SECURE 2.0 requires all age based catch-up contributions to 457(b), 403(b) or 401(k) retirement plan be made on a Roth basis for all employees whose wages (as defined for Social Security FICA tax purposes) for the preceding calendar year exceed $145,000 (indexed for inflation). Employees with wages below $145,000 for the preceding calendar year must be given the option (but are not required) to make catch-up contributions on a Roth basis.

             Age based catch-up contributions: 
             additional retirement plan contributions over the usual IRS maximum contribution limit for those age 50+.
             The 2023 additional contribution amount for those age 50+ is $7,500.
             Roth contributions:                           
             contributions that have already been taxed. 


What this means

  • Employers must allow Roth after-tax contributions for employees after January 1, 2026
     
  • In 2026, if an employee age 50+ exceeded the compensation threshold ($145,000) in the prior year and wishes to make age based catch-up contributions to their retirement plan, they must be made as Roth contributions. 
     
  • Payroll departments/payroll providers will need to ensure contributions made above the IRS maximum contribution limit for those age 50+ are submitted as Roth contributions. 
     
  • On an annual basis, we recommend you provide us with a file that lists participants who exceeded the prior-year compensation threshold ($145,000 in FICA compensation in 2023). With that information on file, we can provide meaningful warnings to your payroll department/provider. These warnings are intended to alert payroll representatives about instances where additional contributions need to be made as Roth. Later this year, we will provide more instructions letting you know how to remit such a file. 
     
  • If you are not able to provide an annual file, we will provide only general warnings to your payroll department through the payroll reconciliation process for every age 50+ employee who exceeds the IRS maximum contribution limit. Your payroll department/provider will need to determine if an individual exceeded the compensation threshold in the prior year and is therefore required to remit additional contributions as Roth. 

Optional Plan Provisions

Under prior law, a deferral change made by a participant in a governmental 457(b) plan did not take affect until the month following the month the deferral was requested.

SECURE 2.0 eliminates the first day of the month rule. Deferral elections can be made at any time (as with 401(k) & 403(b) plans).

Effective April 1, 2023, MSRS has adopted this provision.

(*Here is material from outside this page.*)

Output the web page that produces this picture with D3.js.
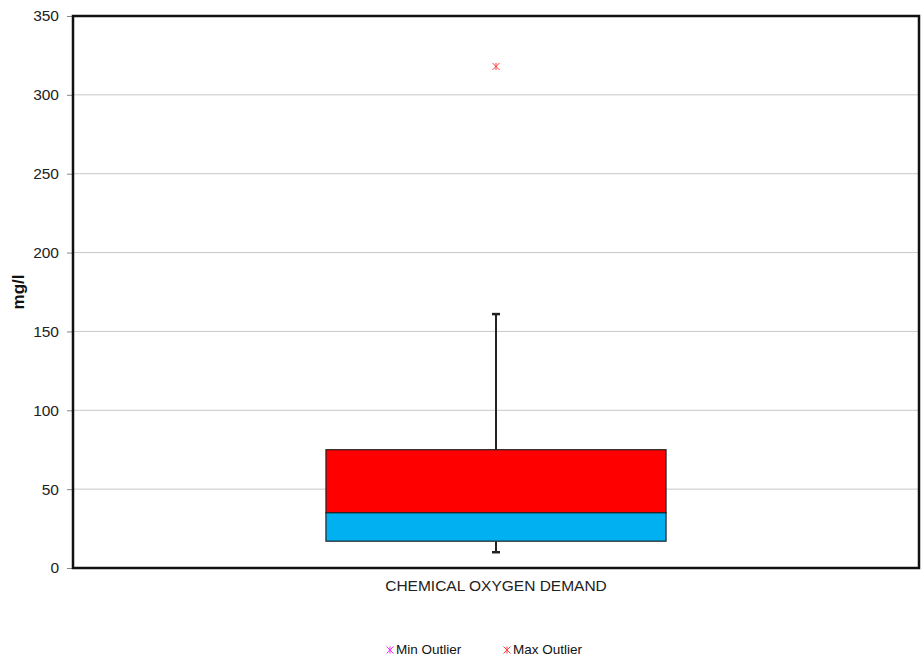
<!DOCTYPE html>
<html><head><meta charset="utf-8">
<script src="https://cdn.jsdelivr.net/npm/d3@7"></script>
<style>body{margin:0;background:#fff;}svg{display:block;font-family:"Liberation Sans",Arial,sans-serif;}</style>
</head><body><svg id="c" width="924" height="663"></svg>
<script>
const categories = ["CHEMICAL OXYGEN DEMAND"];
const whiskerMin = [10];
const q1 = [17];
const median = [35];
const q3 = [75];
const whiskerMax = [161];
const maxOutliers = [318];
const minOutliers = [];
const yTicks = [0,50,100,150,200,250,300,350];
const legendItems = [{label:"Min Outlier", color:"#ff33ff"},{label:"Max Outlier", color:"#ff4040"}];

const svg = d3.select("#c");
const L=73, T=16, R=919, B=568;
const x = d3.scaleBand().domain(categories).range([L,R]).paddingInner(0).paddingOuter(0);
const y = d3.scaleLinear().domain([0,350]).range([B,T]);

// gridlines
svg.append("g").selectAll("line").data(yTicks.filter(d=>d>0&&d<350)).join("line")
  .attr("x1",L).attr("x2",R).attr("y1",d=>y(d)).attr("y2",d=>y(d))
  .attr("stroke","#c8c8c8").attr("stroke-width",1);

// y axis
const ya = svg.append("g").attr("transform",`translate(${L},0)`)
  .call(d3.axisLeft(y).tickValues(yTicks).tickSize(6).tickPadding(8));
ya.select(".domain").remove();
ya.selectAll(".tick line").attr("stroke","#888");
ya.selectAll(".tick text").attr("font-size",15.5).attr("fill","#222").attr("font-family","Liberation Sans, Arial, sans-serif");

// frame
svg.append("rect").attr("x",L).attr("y",T).attr("width",R-L).attr("height",B-T)
  .attr("fill","none").attr("stroke","#111").attr("stroke-width",2.5);

// x axis labels
const xa = svg.append("g").attr("transform",`translate(0,${B})`)
  .call(d3.axisBottom(x).tickSize(0).tickPadding(12));
xa.select(".domain").remove();
xa.selectAll(".tick text").attr("font-size",15.5).attr("fill","#222").attr("font-family","Liberation Sans, Arial, sans-serif");

// y title
svg.append("text").attr("transform",`translate(24,${(T+B)/2}) rotate(-90)`)
  .attr("text-anchor","middle").attr("font-size",17).attr("font-weight","bold").attr("fill","#111").text("mg/l");

const bw = (R-L)*0.402;
categories.forEach((c,i)=>{
  const cx = x(c)+x.bandwidth()/2;
  svg.append("line").attr("x1",cx).attr("x2",cx).attr("y1",y(q3[i])).attr("y2",y(whiskerMax[i])).attr("stroke","#222").attr("stroke-width",2);
  svg.append("line").attr("x1",cx).attr("x2",cx).attr("y1",y(q1[i])).attr("y2",y(whiskerMin[i])).attr("stroke","#222").attr("stroke-width",2);
  [whiskerMax[i], whiskerMin[i]].forEach(v=>{
    svg.append("line").attr("x1",cx-4).attr("x2",cx+4).attr("y1",y(v)).attr("y2",y(v)).attr("stroke","#222").attr("stroke-width",2.5);
  });
  svg.append("rect").attr("x",cx-bw/2).attr("y",y(q3[i])).attr("width",bw).attr("height",y(median[i])-y(q3[i]))
    .attr("fill","#ff0000").attr("stroke","#222").attr("stroke-width",1.2);
  svg.append("rect").attr("x",cx-bw/2).attr("y",y(median[i])).attr("width",bw).attr("height",y(q1[i])-y(median[i]))
    .attr("fill","#00b0f0").attr("stroke","#222").attr("stroke-width",1.2);
  maxOutliers.forEach(v=>drawMark(cx,y(v),"#ff4040"));
  minOutliers.forEach(v=>drawMark(cx,y(v),"#ff33ff"));
});

function drawMark(cx,cy,color){
  const s=3.5;
  svg.append("path").attr("d",`M${cx-s},${cy-s}L${cx+s},${cy+s}M${cx-s},${cy+s}L${cx+s},${cy-s}M${cx},${cy-s}L${cx},${cy+s}`)
    .attr("stroke",color).attr("stroke-width",1).attr("fill","none");
}

// legend
const lx=[390,507];
legendItems.forEach((d,i)=>{
  drawMark(lx[i],650,d.color);
  svg.append("text").attr("x",lx[i]+6).attr("y",654).attr("font-size",13.5).attr("fill","#111").text(d.label);
});
</script></body></html>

Employers may now remit MNDCP contributions as soon as administratively practicable.
Please See Sections 2.05, 2.08 and 2.12 of the MNDCP Plan Document.

Under current law, employees who have attained age 50 are permitted to make additional catch-up contributions of $7,500 (or $30,000 for 2023) under an employer retirement plan.

SECURE 2.0 increases the catch-up limit for participants age 60, 61, 62 and 63 to the greater of $10,000 (indexed for inflation) or 150% of the catch-up limit (e.g., current limit is $7,500; 150% equals $11,250).

Effective January 1, 2025 if a plan so adopts the provision.

Under current law, plan sponsors are not permitted to provide employer matching contributions in their 457(b), 403(b) and 401(k), retirement plans on a Roth basis. Matching contributions must be on a pretax basis only.

SECURE 2.0 allows retirement to provide participants with the option of receiving matching contributions on a Roth basis.

Effective whenever a plan so adopts the provision.